Forget everything the publishing world has put out about The Water Cure. Chances are it is nowhere close to being an accurate picture of the novel. For one thing, it is not similar to The Handmaid’s Tale in any way. For another thing, there is nothing feminist nor vengeful about the story or the characters. If I have to compare it to another book, it is most similar to Gather the Daughters by Jennie Melamed, but even that is doing Sophie Mackintosh’s debut novel a disservice because it sets up expectations that the story does not meet.
In talking to a friend about The Water Cure, I said it was beautiful and haunting but confusing and weird, and that is how I still feel about the story. There are no explanations about the outside world that satisfies readers. We learn nothing about the family’s backstory that would help make sense of the refuge offered to women, the cures used, and why. What little we do learn is disturbing, especially when you remember that the publisher is marketing it as a feminist revenge fantasy.
The only reason I opted to finish the book is due to the writing. It is beautiful and evocative. Capable of hiding the most brutal behavior behind poetic descriptions, Ms. Mackintosh’s prose holds your attention. Unfortunately, it also camouflages the flaws in the story until the end, when you are left to wonder what exactly you read and why you finished it.
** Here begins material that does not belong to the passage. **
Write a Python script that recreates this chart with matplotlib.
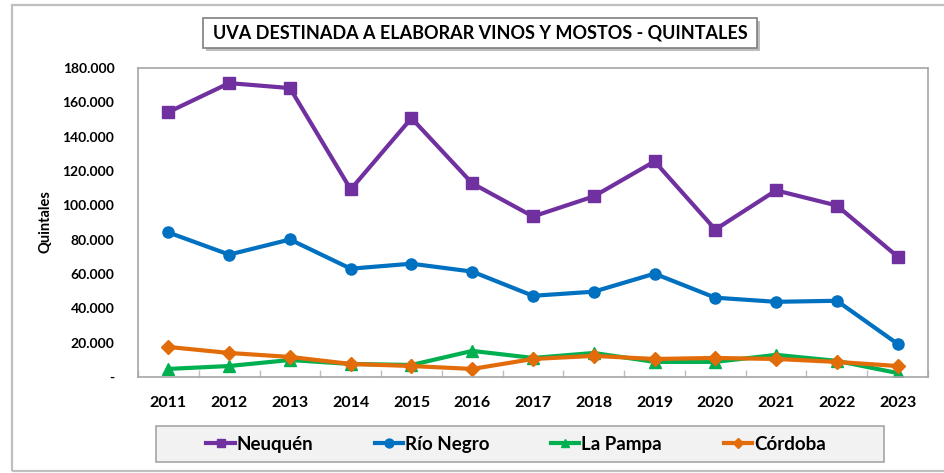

I am sure there are going to be those readers who will think The Water Cure is one of the best new releases of 2019, and that’s great for them. For me, the cult-like aspect of the family with its cruel lessons about love is not something that impresses me. There are better books out there that also explore family and love and gender relations and do so in a way that does not frustrate you with gaps in the story or nebulous clues requiring you to fill in those gaps. The writing may be excellent, but it is not enough to overcome the story’s paltry plot and weak characters.